STORED DATA —

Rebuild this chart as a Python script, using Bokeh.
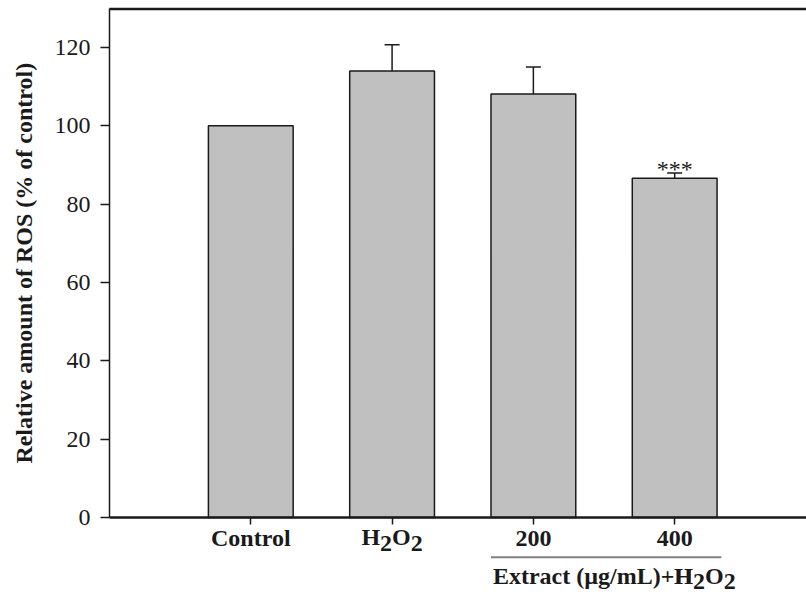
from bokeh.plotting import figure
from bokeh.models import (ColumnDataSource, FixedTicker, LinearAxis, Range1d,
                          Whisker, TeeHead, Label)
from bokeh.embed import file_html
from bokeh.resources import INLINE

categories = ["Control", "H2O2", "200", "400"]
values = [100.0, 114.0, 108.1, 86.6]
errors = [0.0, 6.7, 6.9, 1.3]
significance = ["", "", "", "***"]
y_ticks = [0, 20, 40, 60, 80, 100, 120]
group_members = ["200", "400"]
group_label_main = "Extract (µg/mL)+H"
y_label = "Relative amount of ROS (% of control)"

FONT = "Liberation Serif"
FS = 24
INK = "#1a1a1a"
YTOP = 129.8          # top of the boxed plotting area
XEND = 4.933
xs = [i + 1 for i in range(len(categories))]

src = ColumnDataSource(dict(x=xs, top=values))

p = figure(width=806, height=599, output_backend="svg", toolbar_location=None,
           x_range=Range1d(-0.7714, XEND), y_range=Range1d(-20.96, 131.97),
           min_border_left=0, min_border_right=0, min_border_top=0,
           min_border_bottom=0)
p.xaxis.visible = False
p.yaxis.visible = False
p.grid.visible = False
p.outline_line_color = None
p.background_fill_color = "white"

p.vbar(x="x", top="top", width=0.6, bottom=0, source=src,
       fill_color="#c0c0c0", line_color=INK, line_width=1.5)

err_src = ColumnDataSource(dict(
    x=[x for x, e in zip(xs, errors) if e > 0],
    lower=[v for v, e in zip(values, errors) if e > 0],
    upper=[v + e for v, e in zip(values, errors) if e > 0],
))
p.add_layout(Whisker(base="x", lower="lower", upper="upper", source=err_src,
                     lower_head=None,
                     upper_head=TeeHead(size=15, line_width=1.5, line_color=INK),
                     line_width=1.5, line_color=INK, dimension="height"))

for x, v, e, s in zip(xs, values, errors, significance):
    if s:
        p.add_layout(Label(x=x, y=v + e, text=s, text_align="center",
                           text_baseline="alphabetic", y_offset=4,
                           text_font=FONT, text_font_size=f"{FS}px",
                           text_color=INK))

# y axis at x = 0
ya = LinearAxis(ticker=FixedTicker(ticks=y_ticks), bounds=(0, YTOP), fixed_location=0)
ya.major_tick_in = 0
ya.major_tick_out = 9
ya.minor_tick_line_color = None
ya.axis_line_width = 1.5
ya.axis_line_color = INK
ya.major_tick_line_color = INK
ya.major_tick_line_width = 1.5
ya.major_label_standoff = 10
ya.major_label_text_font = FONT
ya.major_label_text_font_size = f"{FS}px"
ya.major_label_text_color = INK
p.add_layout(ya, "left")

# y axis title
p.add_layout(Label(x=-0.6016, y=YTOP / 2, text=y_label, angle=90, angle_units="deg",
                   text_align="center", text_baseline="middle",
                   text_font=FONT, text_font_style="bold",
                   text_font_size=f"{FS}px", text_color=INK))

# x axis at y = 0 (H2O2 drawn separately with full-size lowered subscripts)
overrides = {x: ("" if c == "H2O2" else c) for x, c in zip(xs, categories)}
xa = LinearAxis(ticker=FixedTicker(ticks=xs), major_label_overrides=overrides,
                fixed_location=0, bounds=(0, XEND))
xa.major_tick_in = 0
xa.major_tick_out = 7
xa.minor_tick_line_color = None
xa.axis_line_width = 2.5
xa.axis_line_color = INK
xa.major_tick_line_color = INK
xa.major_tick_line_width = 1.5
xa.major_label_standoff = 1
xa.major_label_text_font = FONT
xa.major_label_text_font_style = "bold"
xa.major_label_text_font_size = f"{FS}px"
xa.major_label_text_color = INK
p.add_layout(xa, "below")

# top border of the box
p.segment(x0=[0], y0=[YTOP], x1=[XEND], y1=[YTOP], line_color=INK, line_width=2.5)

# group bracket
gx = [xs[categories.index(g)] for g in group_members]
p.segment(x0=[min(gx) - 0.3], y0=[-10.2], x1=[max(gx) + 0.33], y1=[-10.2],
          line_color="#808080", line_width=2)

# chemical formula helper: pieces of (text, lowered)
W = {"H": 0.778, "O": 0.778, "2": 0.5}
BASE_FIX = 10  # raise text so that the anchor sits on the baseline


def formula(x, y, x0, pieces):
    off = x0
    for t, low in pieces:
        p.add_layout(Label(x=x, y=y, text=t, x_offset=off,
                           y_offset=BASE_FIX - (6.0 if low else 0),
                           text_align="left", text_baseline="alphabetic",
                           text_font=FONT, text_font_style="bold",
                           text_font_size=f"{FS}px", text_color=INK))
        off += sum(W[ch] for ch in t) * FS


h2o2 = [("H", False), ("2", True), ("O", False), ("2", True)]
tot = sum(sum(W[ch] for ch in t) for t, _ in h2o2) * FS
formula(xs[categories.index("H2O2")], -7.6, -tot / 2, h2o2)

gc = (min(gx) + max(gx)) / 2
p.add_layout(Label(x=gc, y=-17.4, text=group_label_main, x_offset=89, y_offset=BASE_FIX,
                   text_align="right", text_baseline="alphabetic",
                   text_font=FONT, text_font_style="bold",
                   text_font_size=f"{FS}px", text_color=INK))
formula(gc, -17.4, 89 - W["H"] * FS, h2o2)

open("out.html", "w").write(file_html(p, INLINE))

SHORT PROBLEM —
From the first line above through the line containing "from bokeh.resources import INLINE", copy everything exactly, without the pictures.

EXPECTED ANSWER —
Rebuild this chart as a Python script, using Bokeh.
from bokeh.plotting import figure
from bokeh.models import (ColumnDataSource, FixedTicker, LinearAxis, Range1d,
                          Whisker, TeeHead, Label)
from bokeh.embed import file_html
from bokeh.resources import INLINE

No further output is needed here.